2016 film by Tim Kirkman

Lazy Eye is a 2016 American romantic comedy-drama film written, directed, and co-produced by Tim Kirkman. It stars Lucas Near-Verbrugghe, Aaron Costa Ganis, and Michaela Watkins. It follows a graphic designer who, after experiencing problems with his eyesight, reconnects with an ex-boyfriend he hasn't seen or heard from in 15 years.

==Synopsis==
At the same time that Dean, a successful graphic designer in Los Angeles, notices a sudden change in his vision due to middle age, an ex-lover from 15 years earlier contacts him unexpectedly in hopes of rekindling their relationship. When the two meet at a vacation house in the desert near Joshua Tree, secrets are revealed and passions rekindled that threaten to upend both of their lives. Forty-eight hours later, neither will ever be the same.

==Cast==
- Lucas Near-Verbrugghe as Dean
- Aaron Costa Ganis as Alex
- Michaela Watkins as Mel
- Drew Barr as Optometrist
- Debbie Jaffe as Bartender
- Michael Rubenstone as Bar Manager
- Harrison Givens as Chatty Grad
- Renée Willett as Waitress

==Production==
Lazy Eye was produced by Todd Shotz and Tim Kirkman through their company T42 Entertainment, in collaboration with Sugarloaf Productions, Shawn & John Productions, and 5 Child Productions. John Ainsworth, Gill Holland, Zvi Howard Rosenman, and Leesa Wagner served as executive producers. The original score was composed by Steven Argila.

The film was shot in Los Angeles and Joshua Tree, California in 12 days.

==Release==
Lazy Eye premiered at the Provincetown International Film Festival on June 17, 2016. In August 2016, Breaking Glass Pictures acquired North American distribution rights to the film, and released it in theaters on November 11.

==Reception==
===Critical response===
 Metacritic, which uses a weighted average, assigned the film a score of 39 out of 100, based on 5 critics, indicating "generally unfavorable" reviews.
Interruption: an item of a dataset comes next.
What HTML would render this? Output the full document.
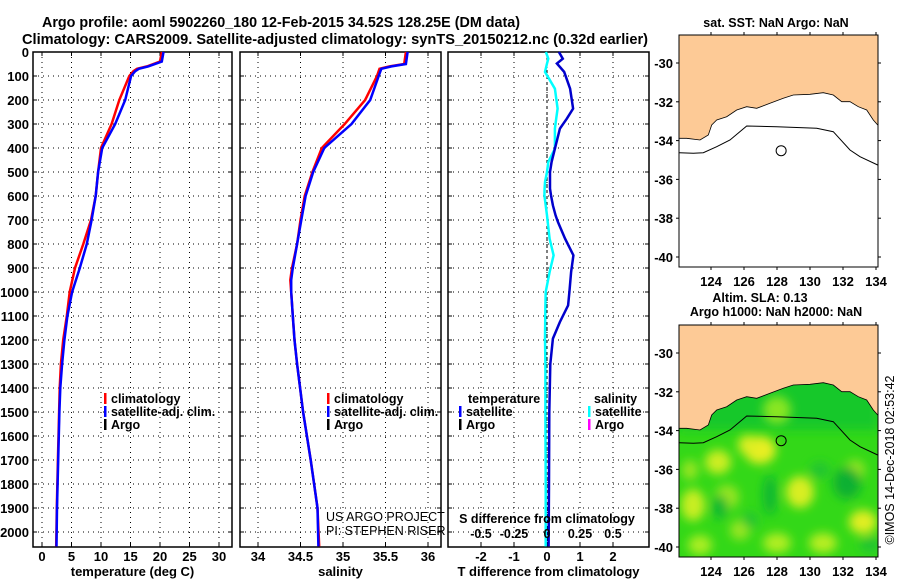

David Rooney of The Hollywood Reporter called Lazy Eye "tedious" and wrote, "The locations are certainly pretty, as are the actors with their tidy matching beards, lounging about in tasteful nude scenes with lots of meticulous crotch-masking. Some of those moments are almost Austin Powers-worthy. But Kirkman's characters are not the least bit distinctive." Rooney also described it as a "drippy, cliché-ridden movie."

Owen Gleiberman of Variety gave a positive review, stating that the film "is so well-written and acted you feel like you're eavesdropping" and "is voyeuristic, but in a far more refined and emotionally sophisticated way." Gleiberman also opined that it "is a small-scale movie, but there are far bigger dramas that don’t leave this kind of afterglow."
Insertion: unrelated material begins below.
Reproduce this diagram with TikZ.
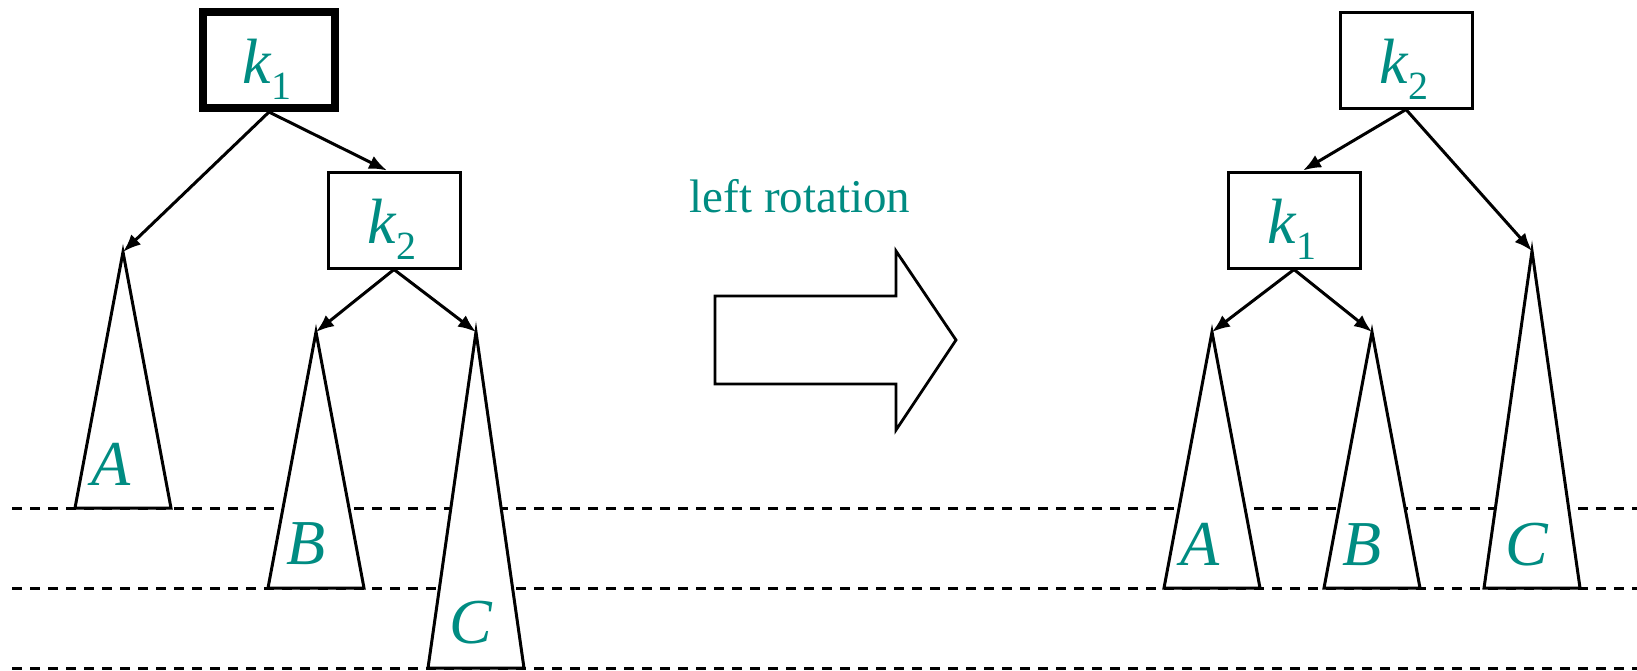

Stephen Holden of The New York Times concluded his review by writing, "Lazy Eye has realistic dialogue and believable performances by its stars. But unless you consider subjects like saltwater swimming pools and the movie Harold and Maude fascinating topics, Lazy Eye has little to say. On a more personal level, the conversation touches on issues like monogamy and raising children, but what is said is merely superficial; yada, yada, yada."

Katie Walsh of the Los Angeles Times called the film "sexy and emotional" and commented that "Kirkman and cinematographer Gabe Mayhan capture the sun-dappled beauty of the landscape, and the central performances both anchor and lift the film." Walsh also wrote, "A couple of flashbacks color in their history but feel unnecessary, as the script and actors ably express the complicated history between the two men."